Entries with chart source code
---------------
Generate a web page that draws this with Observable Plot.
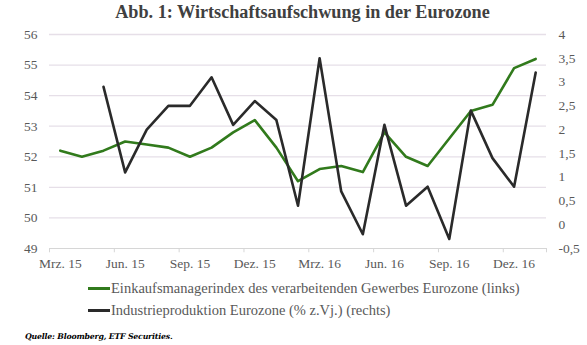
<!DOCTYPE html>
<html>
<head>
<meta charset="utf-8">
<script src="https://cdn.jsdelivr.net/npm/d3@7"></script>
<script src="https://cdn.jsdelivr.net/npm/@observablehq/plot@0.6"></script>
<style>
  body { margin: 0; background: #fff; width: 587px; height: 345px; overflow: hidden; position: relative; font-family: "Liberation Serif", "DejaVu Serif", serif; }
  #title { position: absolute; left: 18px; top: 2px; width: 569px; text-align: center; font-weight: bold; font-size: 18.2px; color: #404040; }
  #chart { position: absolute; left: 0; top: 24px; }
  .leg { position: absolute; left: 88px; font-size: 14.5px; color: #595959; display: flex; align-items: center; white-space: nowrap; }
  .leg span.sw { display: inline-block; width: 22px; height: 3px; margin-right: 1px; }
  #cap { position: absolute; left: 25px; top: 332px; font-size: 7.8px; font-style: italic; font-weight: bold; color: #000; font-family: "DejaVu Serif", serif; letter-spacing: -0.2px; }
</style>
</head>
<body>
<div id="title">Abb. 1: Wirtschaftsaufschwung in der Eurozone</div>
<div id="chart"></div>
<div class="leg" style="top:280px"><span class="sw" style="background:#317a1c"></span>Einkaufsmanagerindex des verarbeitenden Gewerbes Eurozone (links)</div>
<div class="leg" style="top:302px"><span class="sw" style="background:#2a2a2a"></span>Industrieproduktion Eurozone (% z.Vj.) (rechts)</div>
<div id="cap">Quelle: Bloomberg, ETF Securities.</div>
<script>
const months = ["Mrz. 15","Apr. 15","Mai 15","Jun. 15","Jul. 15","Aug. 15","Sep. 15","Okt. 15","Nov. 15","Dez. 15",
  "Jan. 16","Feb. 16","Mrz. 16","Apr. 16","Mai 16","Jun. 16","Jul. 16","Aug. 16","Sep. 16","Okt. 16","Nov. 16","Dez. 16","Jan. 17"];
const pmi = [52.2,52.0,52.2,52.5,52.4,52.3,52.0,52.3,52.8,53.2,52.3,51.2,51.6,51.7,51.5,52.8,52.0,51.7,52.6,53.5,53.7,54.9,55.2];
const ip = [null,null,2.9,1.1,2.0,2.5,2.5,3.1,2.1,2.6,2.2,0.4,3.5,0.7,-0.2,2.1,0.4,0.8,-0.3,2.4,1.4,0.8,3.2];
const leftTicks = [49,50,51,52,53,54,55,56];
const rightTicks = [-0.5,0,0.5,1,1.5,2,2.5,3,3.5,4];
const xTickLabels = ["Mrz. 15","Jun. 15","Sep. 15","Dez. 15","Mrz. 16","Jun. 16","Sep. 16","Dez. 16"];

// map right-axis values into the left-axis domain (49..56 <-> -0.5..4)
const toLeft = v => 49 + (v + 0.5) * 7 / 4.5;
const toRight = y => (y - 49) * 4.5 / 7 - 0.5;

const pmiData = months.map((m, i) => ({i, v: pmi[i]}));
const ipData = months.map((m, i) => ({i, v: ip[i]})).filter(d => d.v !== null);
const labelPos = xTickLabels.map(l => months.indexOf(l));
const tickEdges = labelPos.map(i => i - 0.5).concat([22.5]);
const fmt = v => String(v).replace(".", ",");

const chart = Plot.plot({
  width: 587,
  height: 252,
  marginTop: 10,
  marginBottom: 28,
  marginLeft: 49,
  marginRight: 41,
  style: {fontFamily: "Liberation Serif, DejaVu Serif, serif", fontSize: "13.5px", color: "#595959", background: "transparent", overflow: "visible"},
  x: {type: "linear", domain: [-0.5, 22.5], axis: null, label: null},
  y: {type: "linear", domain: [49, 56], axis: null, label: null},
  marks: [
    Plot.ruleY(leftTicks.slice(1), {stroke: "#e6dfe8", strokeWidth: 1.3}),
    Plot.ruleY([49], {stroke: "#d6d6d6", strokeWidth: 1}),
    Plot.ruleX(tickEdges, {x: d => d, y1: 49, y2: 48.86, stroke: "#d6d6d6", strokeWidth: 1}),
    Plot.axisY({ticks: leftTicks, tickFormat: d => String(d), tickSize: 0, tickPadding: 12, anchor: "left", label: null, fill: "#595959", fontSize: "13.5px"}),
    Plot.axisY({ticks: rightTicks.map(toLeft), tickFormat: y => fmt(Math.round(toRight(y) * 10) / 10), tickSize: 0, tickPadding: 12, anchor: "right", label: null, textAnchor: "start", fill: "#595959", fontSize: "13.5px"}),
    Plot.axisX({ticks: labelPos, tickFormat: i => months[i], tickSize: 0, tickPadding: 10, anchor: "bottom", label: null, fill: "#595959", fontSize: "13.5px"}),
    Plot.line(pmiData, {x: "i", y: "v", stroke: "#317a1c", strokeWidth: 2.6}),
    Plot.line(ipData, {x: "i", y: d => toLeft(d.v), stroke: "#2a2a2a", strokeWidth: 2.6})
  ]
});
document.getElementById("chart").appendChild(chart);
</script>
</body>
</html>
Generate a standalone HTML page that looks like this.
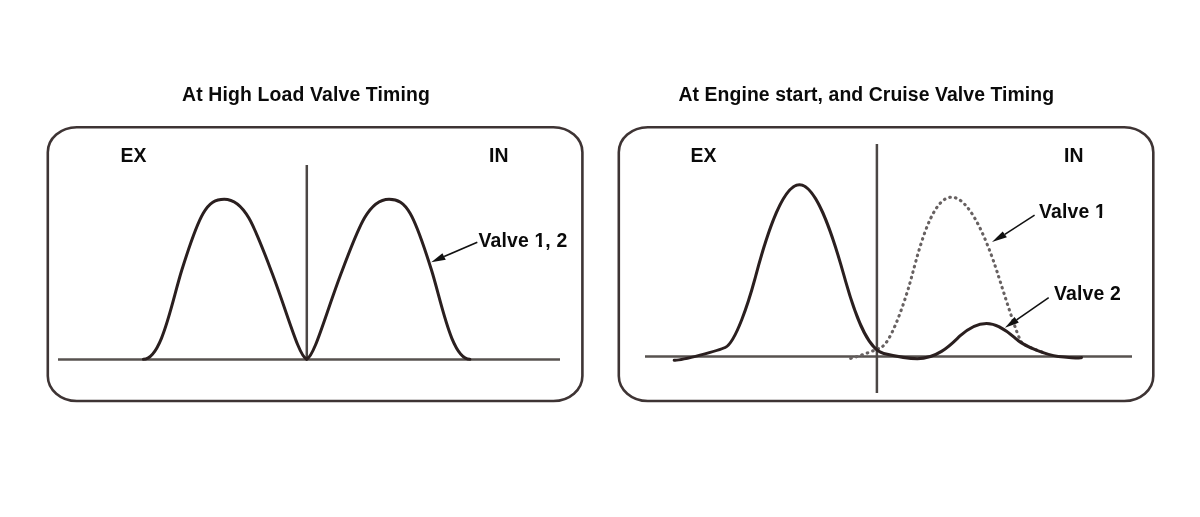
---------------
Reproduce all of the data exactly; the pictures do not belong in the copy.

§ The result
Generate a web page that draws this with Observable Plot.
<!DOCTYPE html>
<html>
<head>
<meta charset="utf-8">
<script src="https://cdn.jsdelivr.net/npm/d3@7"></script>
<script src="https://cdn.jsdelivr.net/npm/@observablehq/plot@0.6"></script>
<style>
  body { margin: 0; background: #fff; width: 587px; height: 345px; overflow: hidden; position: relative; font-family: "Liberation Serif", "DejaVu Serif", serif; }
  #title { position: absolute; left: 18px; top: 2px; width: 569px; text-align: center; font-weight: bold; font-size: 18.2px; color: #404040; }
  #chart { position: absolute; left: 0; top: 24px; }
  .leg { position: absolute; left: 88px; font-size: 14.5px; color: #595959; display: flex; align-items: center; white-space: nowrap; }
  .leg span.sw { display: inline-block; width: 22px; height: 3px; margin-right: 1px; }
  #cap { position: absolute; left: 25px; top: 332px; font-size: 7.8px; font-style: italic; font-weight: bold; color: #000; font-family: "DejaVu Serif", serif; letter-spacing: -0.2px; }
</style>
</head>
<body>
<div id="title">Abb. 1: Wirtschaftsaufschwung in der Eurozone</div>
<div id="chart"></div>
<div class="leg" style="top:280px"><span class="sw" style="background:#317a1c"></span>Einkaufsmanagerindex des verarbeitenden Gewerbes Eurozone (links)</div>
<div class="leg" style="top:302px"><span class="sw" style="background:#2a2a2a"></span>Industrieproduktion Eurozone (% z.Vj.) (rechts)</div>
<div id="cap">Quelle: Bloomberg, ETF Securities.</div>
<script>
const months = ["Mrz. 15","Apr. 15","Mai 15","Jun. 15","Jul. 15","Aug. 15","Sep. 15","Okt. 15","Nov. 15","Dez. 15",
  "Jan. 16","Feb. 16","Mrz. 16","Apr. 16","Mai 16","Jun. 16","Jul. 16","Aug. 16","Sep. 16","Okt. 16","Nov. 16","Dez. 16","Jan. 17"];
const pmi = [52.2,52.0,52.2,52.5,52.4,52.3,52.0,52.3,52.8,53.2,52.3,51.2,51.6,51.7,51.5,52.8,52.0,51.7,52.6,53.5,53.7,54.9,55.2];
const ip = [null,null,2.9,1.1,2.0,2.5,2.5,3.1,2.1,2.6,2.2,0.4,3.5,0.7,-0.2,2.1,0.4,0.8,-0.3,2.4,1.4,0.8,3.2];
const leftTicks = [49,50,51,52,53,54,55,56];
const rightTicks = [-0.5,0,0.5,1,1.5,2,2.5,3,3.5,4];
const xTickLabels = ["Mrz. 15","Jun. 15","Sep. 15","Dez. 15","Mrz. 16","Jun. 16","Sep. 16","Dez. 16"];

// map right-axis values into the left-axis domain (49..56 <-> -0.5..4)
const toLeft = v => 49 + (v + 0.5) * 7 / 4.5;
const toRight = y => (y - 49) * 4.5 / 7 - 0.5;

const pmiData = months.map((m, i) => ({i, v: pmi[i]}));
const ipData = months.map((m, i) => ({i, v: ip[i]})).filter(d => d.v !== null);
const labelPos = xTickLabels.map(l => months.indexOf(l));
const tickEdges = labelPos.map(i => i - 0.5).concat([22.5]);
const fmt = v => String(v).replace(".", ",");

const chart = Plot.plot({
  width: 587,
  height: 252,
  marginTop: 10,
  marginBottom: 28,
  marginLeft: 49,
  marginRight: 41,
  style: {fontFamily: "Liberation Serif, DejaVu Serif, serif", fontSize: "13.5px", color: "#595959", background: "transparent", overflow: "visible"},
  x: {type: "linear", domain: [-0.5, 22.5], axis: null, label: null},
  y: {type: "linear", domain: [49, 56], axis: null, label: null},
  marks: [
    Plot.ruleY(leftTicks.slice(1), {stroke: "#e6dfe8", strokeWidth: 1.3}),
    Plot.ruleY([49], {stroke: "#d6d6d6", strokeWidth: 1}),
    Plot.ruleX(tickEdges, {x: d => d, y1: 49, y2: 48.86, stroke: "#d6d6d6", strokeWidth: 1}),
    Plot.axisY({ticks: leftTicks, tickFormat: d => String(d), tickSize: 0, tickPadding: 12, anchor: "left", label: null, fill: "#595959", fontSize: "13.5px"}),
    Plot.axisY({ticks: rightTicks.map(toLeft), tickFormat: y => fmt(Math.round(toRight(y) * 10) / 10), tickSize: 0, tickPadding: 12, anchor: "right", label: null, textAnchor: "start", fill: "#595959", fontSize: "13.5px"}),
    Plot.axisX({ticks: labelPos, tickFormat: i => months[i], tickSize: 0, tickPadding: 10, anchor: "bottom", label: null, fill: "#595959", fontSize: "13.5px"}),
    Plot.line(pmiData, {x: "i", y: "v", stroke: "#317a1c", strokeWidth: 2.6}),
    Plot.line(ipData, {x: "i", y: d => toLeft(d.v), stroke: "#2a2a2a", strokeWidth: 2.6})
  ]
});
document.getElementById("chart").appendChild(chart);
</script>
</body>
</html>
Generate a standalone HTML page that looks like this.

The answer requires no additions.